True, Mr. Gore didn't invent the Internet but then, he never said he had. What he did say was, "During my service in the United States Congress, I took the initiative in creating the Internet." That was a deeply unfortunate sentence but what makes it so unfortunate is that now it is impossible for Mr. Gore to get the credit he actually deserves. Declan McCullagh, the Wired writer who first played up Mr. Gore's remark, puts it this way: the vice president "was one of the first politicians to realize that those bearded, bespectacled researchers were busy crafting something that could, just maybe, become pretty important."
For what it's worth, tech-sector C.E.O.'s seem to be divided about evenly between Messrs. Gore and Bush. That is a sharp contrast with C.E.O.'s at large, who overwhelmingly favor Mr. Bush a preference cynics might attribute to the large personal gains that people with seven- or eight-figure incomes would receive from that tax cut.
Still, Mr. Bush is right: Mr. Gore doesn't know how to manage the new economy. But then neither does Mr. Bush. And neither does anyone else.
The big difference between the new economy and the old is the changed nature of investment. In the past, businesses primarily invested in the tangible means of production, things like buildings and machines.
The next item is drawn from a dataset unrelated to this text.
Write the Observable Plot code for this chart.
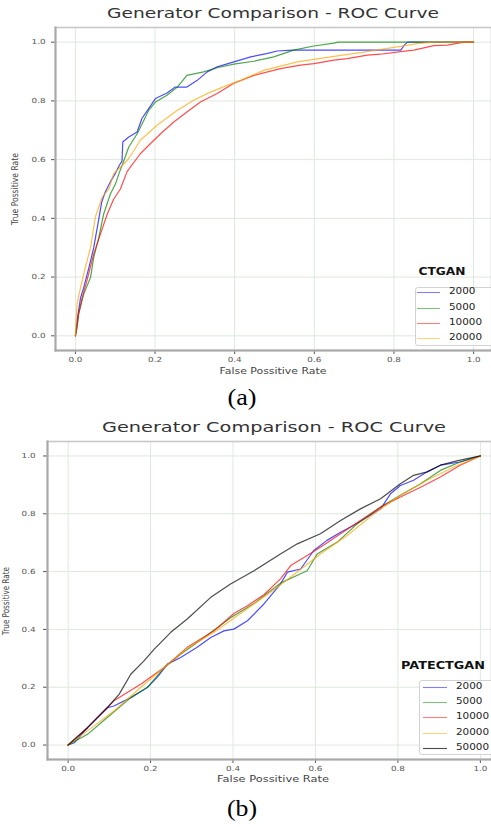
<!DOCTYPE html>
<html>
<head>
<meta charset="utf-8">
<script src="https://cdn.jsdelivr.net/npm/d3@7"></script>
<script src="https://cdn.jsdelivr.net/npm/@observablehq/plot@0.6"></script>
<style>
  html, body { margin: 0; padding: 0; background: #fff; }
  body { width: 491px; height: 827px; overflow: hidden; position: relative; font-family: "DejaVu Sans", sans-serif; }
  .abs { position: absolute; white-space: nowrap; line-height: 1; }
  .svgwrap { position: absolute; left: 0; }
</style>
</head>
<body>
<script>
// ---------------- data ----------------
const chartTitle = "Generator Comparison - ROC Curve";
const xLabel = "False Possitive Rate";
const yLabel = "True Possitive Rate";
const tickValues = [0, 0.2, 0.4, 0.6, 0.8, 1.0];
const ctganTitle = "CTGAN";
const pateTitle = "PATECTGAN";
const ctganSizes = ["2000", "5000", "10000", "20000"];
const pateSizes = ["2000", "5000", "10000", "20000", "50000"];
const seriesColors = ["blue", "green", "red", "orange", "black"];

// CTGAN ROC curves: [false positive rate, true positive rate]
const ctgan2000 = [[0,0],[0.004,0.05],[0.013,0.13],[0.021,0.165],[0.034,0.233],[0.046,0.3],[0.059,0.4],[0.066,0.455],[0.075,0.49],[0.088,0.525],[0.1,0.552],[0.11,0.58],[0.117,0.595],[0.119,0.66],[0.134,0.677],[0.155,0.694],[0.167,0.74],[0.184,0.774],[0.201,0.808],[0.23,0.827],[0.251,0.847],[0.28,0.847],[0.306,0.87],[0.331,0.899],[0.356,0.916],[0.398,0.933],[0.44,0.95],[0.48,0.961],[0.507,0.97],[0.544,0.973],[0.817,0.973],[0.826,0.99],[0.834,1],[1,1]];
const ctgan5000 = [[0,0],[0.004,0.028],[0.008,0.074],[0.021,0.142],[0.038,0.199],[0.046,0.267],[0.059,0.336],[0.071,0.415],[0.088,0.484],[0.1,0.515],[0.11,0.555],[0.12,0.59],[0.134,0.643],[0.155,0.688],[0.172,0.734],[0.184,0.768],[0.201,0.796],[0.23,0.819],[0.256,0.847],[0.28,0.887],[0.322,0.899],[0.356,0.913],[0.398,0.925],[0.448,0.935],[0.498,0.95],[0.548,0.973],[0.599,0.987],[0.649,0.997],[0.66,1],[1,1]];
const ctgan10000 = [[0,0],[0.004,0.03],[0.008,0.074],[0.017,0.131],[0.029,0.188],[0.046,0.279],[0.063,0.347],[0.08,0.415],[0.096,0.465],[0.113,0.5],[0.13,0.56],[0.163,0.62],[0.188,0.654],[0.214,0.688],[0.247,0.728],[0.28,0.762],[0.314,0.796],[0.356,0.825],[0.398,0.86],[0.448,0.887],[0.515,0.91],[0.565,0.922],[0.599,0.927],[0.649,0.939],[0.683,0.944],[0.733,0.956],[0.766,0.959],[0.817,0.968],[0.85,0.973],[0.9,0.988],[0.934,0.99],[0.976,1],[1,1]];
const ctgan20000 = [[0,0],[0.002,0.06],[0.004,0.108],[0.013,0.165],[0.025,0.233],[0.038,0.301],[0.05,0.404],[0.067,0.472],[0.084,0.5],[0.096,0.552],[0.13,0.597],[0.147,0.631],[0.163,0.666],[0.205,0.717],[0.256,0.768],[0.297,0.802],[0.339,0.83],[0.381,0.853],[0.415,0.87],[0.473,0.904],[0.557,0.933],[0.641,0.95],[0.724,0.966],[0.808,0.984],[0.859,0.995],[0.9,1],[1,1]];

// PATECTGAN ROC curves
const pate2000 = [[0,0],[0.015,0.008],[0.047,0.06],[0.095,0.129],[0.111,0.135],[0.152,0.164],[0.192,0.199],[0.216,0.234],[0.241,0.28],[0.273,0.303],[0.313,0.338],[0.346,0.372],[0.378,0.395],[0.402,0.401],[0.435,0.43],[0.475,0.488],[0.515,0.557],[0.532,0.598],[0.564,0.609],[0.596,0.673],[0.628,0.708],[0.661,0.736],[0.693,0.76],[0.725,0.788],[0.758,0.817],[0.782,0.869],[0.806,0.898],[0.838,0.916],[0.871,0.945],[0.903,0.968],[0.951,0.979],[1,1]];
const pate5000 = [[0,0],[0.047,0.037],[0.095,0.095],[0.152,0.164],[0.192,0.199],[0.233,0.268],[0.273,0.314],[0.33,0.372],[0.394,0.44],[0.451,0.49],[0.515,0.56],[0.56,0.59],[0.58,0.603],[0.604,0.661],[0.653,0.702],[0.701,0.765],[0.758,0.823],[0.806,0.864],[0.855,0.904],[0.903,0.95],[0.951,0.979],[1,1]];
const pate10000 = [[0,0],[0.047,0.06],[0.111,0.153],[0.176,0.21],[0.233,0.268],[0.289,0.338],[0.354,0.395],[0.402,0.455],[0.435,0.482],[0.475,0.52],[0.515,0.575],[0.54,0.621],[0.58,0.656],[0.612,0.684],[0.661,0.731],[0.709,0.777],[0.758,0.823],[0.806,0.858],[0.855,0.892],[0.903,0.927],[0.951,0.968],[1,1]];
const pate20000 = [[0,0],[0.047,0.049],[0.111,0.118],[0.176,0.199],[0.233,0.268],[0.289,0.335],[0.354,0.39],[0.418,0.455],[0.483,0.52],[0.548,0.59],[0.612,0.661],[0.677,0.725],[0.742,0.8],[0.806,0.864],[0.871,0.916],[0.935,0.962],[1,1]];
const pate50000 = [[0,0],[0.047,0.06],[0.095,0.129],[0.124,0.176],[0.152,0.245],[0.184,0.291],[0.209,0.332],[0.249,0.39],[0.289,0.436],[0.346,0.511],[0.394,0.557],[0.451,0.603],[0.515,0.661],[0.556,0.696],[0.612,0.731],[0.661,0.777],[0.709,0.817],[0.758,0.852],[0.806,0.904],[0.838,0.933],[0.871,0.945],[0.903,0.968],[0.943,0.983],[1,1]];

// ---------------- helpers ----------------
function addText(txt, x, y, o) {
  const el = document.createElement("div");
  el.className = "abs";
  el.textContent = txt;
  Object.assign(el.style, {
    left: x + "px", top: y + "px",
    fontSize: o.size + "px",
    fontWeight: o.weight || "normal",
    fontFamily: o.family || '"DejaVu Sans", sans-serif',
    color: o.color || "#333"
  });
  document.body.appendChild(el);
  const w = el.getBoundingClientRect().width;
  const sx = o.width ? o.width / w : (o.sx || 1);
  const sy = o.sy || 1;
  if (o.left) {
    el.style.transformOrigin = "0 50%";
    el.style.transform = `translate(0,-50%) scale(${sx},${sy})`;
  } else {
    el.style.transform = `translate(-50%,-50%) rotate(${o.rotate || 0}deg) scale(${sx},${sy})`;
  }
  return el;
}

function stretchTicks(svg, k) {
  svg.querySelectorAll("text").forEach(t => {
    const len = t.getComputedTextLength();
    t.setAttribute("textLength", (len * k).toFixed(2));
    t.setAttribute("lengthAdjust", "spacingAndGlyphs");
  });
}

function panel(seriesList, cfg) {
  const fmt = d3.format(".1f");
  const marks = [
    Plot.gridX(tickValues, {stroke: "#dde9dd", strokeOpacity: 1, strokeWidth: 1}),
    Plot.gridY(tickValues, {stroke: "#dde9dd", strokeOpacity: 1, strokeWidth: 1}),
    Plot.axisX(tickValues, {tickFormat: fmt, tickSize: 4, tickPadding: 3, fontSize: 7, color: "#555", label: null}),
    Plot.axisY(tickValues, {tickFormat: fmt, tickSize: 4, tickPadding: cfg.yPad, fontSize: 7, color: "#555", label: null}),
    ...seriesList.map((s, i) => Plot.line(s, {
      x: d => d[0], y: d => d[1],
      stroke: seriesColors[i], strokeWidth: 1.2, strokeOpacity: 0.7
    })),
    Plot.frame({stroke: "#c8c8c8", strokeWidth: 1.6}),
    Plot.frame({anchor: "left", stroke: "#a8a8a8", strokeWidth: 2}),
    Plot.frame({anchor: "bottom", stroke: "#a8a8a8", strokeWidth: 2})
  ];
  const svg = Plot.plot({
    width: 491,
    height: cfg.height,
    marginLeft: cfg.marginLeft,
    marginRight: 0,
    marginTop: cfg.marginTop,
    marginBottom: cfg.marginBottom,
    x: {domain: [-0.05, cfg.xMax], label: null},
    y: {domain: [-0.05, 1.05], label: null},
    style: {background: "transparent", fontFamily: '"DejaVu Sans", sans-serif', overflow: "visible"},
    marks
  });
  const wrap = document.createElement("div");
  wrap.className = "svgwrap";
  wrap.style.top = cfg.top + "px";
  wrap.appendChild(svg);
  document.body.appendChild(wrap);
  stretchTicks(svg, 1.25);
}

const SVGNS = "http://www.w3.org/2000/svg";
function legend(cfg) {
  const box = document.createElement("div");
  box.className = "abs";
  Object.assign(box.style, {
    left: cfg.left + "px", top: cfg.top + "px",
    width: (500 - cfg.left) + "px", height: (cfg.bottom - cfg.top) + "px",
    border: "1px solid #d2d2d2", borderRadius: "3px",
    background: "rgba(255,255,255,0.85)", boxSizing: "border-box"
  });
  document.body.appendChild(box);
  addText(cfg.title, cfg.titleX, cfg.titleY, {size: 10, weight: "bold", color: "#111", width: cfg.titleW});
  // legend swatches in one small svg overlay
  const sw = document.createElementNS(SVGNS, "svg");
  sw.setAttribute("width", 491);
  sw.setAttribute("height", 827);
  sw.style.position = "absolute";
  sw.style.left = "0px";
  sw.style.top = "0px";
  sw.style.pointerEvents = "none";
  cfg.labels.forEach((lab, i) => {
    const y = Math.round(cfg.rows[i]) + 0.5;
    const ln = document.createElementNS(SVGNS, "line");
    ln.setAttribute("x1", cfg.lineX0);
    ln.setAttribute("x2", cfg.lineX1);
    ln.setAttribute("y1", y);
    ln.setAttribute("y2", y);
    ln.setAttribute("stroke", seriesColors[i]);
    ln.setAttribute("stroke-width", 1.1);
    ln.setAttribute("stroke-opacity", i === 4 ? 0.7 : 0.5);
    sw.appendChild(ln);
  });
  document.body.appendChild(sw);
  cfg.labels.forEach((lab, i) => {
    addText(lab, cfg.textX, cfg.rows[i], {size: 8, color: "#222", sx: 1.3, left: true});
  });
}

// ---------------- panel (a) ----------------
panel([ctgan2000, ctgan5000, ctgan10000, ctgan20000],
  {top: 0, height: 380, marginTop: 27, marginBottom: 30, marginLeft: 55, xMax: 1.045, yPad: 6});
addText(chartTitle, 273, 14, {size: 13.5, color: "#333", width: 332});
addText(xLabel, 273, 372, {size: 8, color: "#444", width: 107});
addText(yLabel, 15.5, 188.5, {size: 7, color: "#444", width: 72, rotate: -90, sy: 1.35});
legend({title: ctganTitle, titleX: 442, titleY: 272, titleW: 47,
  left: 415, top: 287, bottom: 345.5, rows: [292.3, 307.8, 323, 338.3],
  lineX0: 417, lineX1: 440, textX: 448.5, labels: ctganSizes});
addText("(a)", 242, 397, {size: 24, family: '"Liberation Serif", "Times New Roman", serif', color: "#000", width: 29});

// ---------------- panel (b) ----------------
panel([pate2000, pate5000, pate10000, pate20000, pate50000],
  {top: 414, height: 375, marginTop: 27, marginBottom: 30, marginLeft: 47, xMax: 1.027, yPad: 8});
addText(chartTitle, 274, 428, {size: 13.5, color: "#333", width: 344});
addText(xLabel, 273, 780, {size: 8, color: "#444", width: 112});
addText(yLabel, 7, 600.5, {size: 7, color: "#444", width: 68, rotate: -90, sy: 1.35});
legend({title: pateTitle, titleX: 443, titleY: 666, titleW: 84,
  left: 419, top: 679.5, bottom: 755, rows: [686.7, 702.2, 717.4, 732.5, 748],
  lineX0: 423, lineX1: 447, textX: 456, labels: pateSizes});
addText("(b)", 242, 808, {size: 24, family: '"Liberation Serif", "Times New Roman", serif', color: "#000", width: 30});
</script>
</body>
</html>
The value of a company was at least somewhat related to the value of its physical capital; to grow bigger, a business had to build new factories roughly in proportion to the increase in its sales. But now businesses increasingly invest in intangibles. And once you've designed a chip, or written the code for a new operating system, no further investment is needed to ship the product to yet another customer.
One consequence of the changed nature of investment is a strong tendency for markets to develop into temporary monopolies. Why monopolies? Because when the required size of investment doesn't depend on how much you sell, a bigger market share is definitely better. Why temporary? Because sooner or later, and usually sooner, new technology makes your old investment worthless.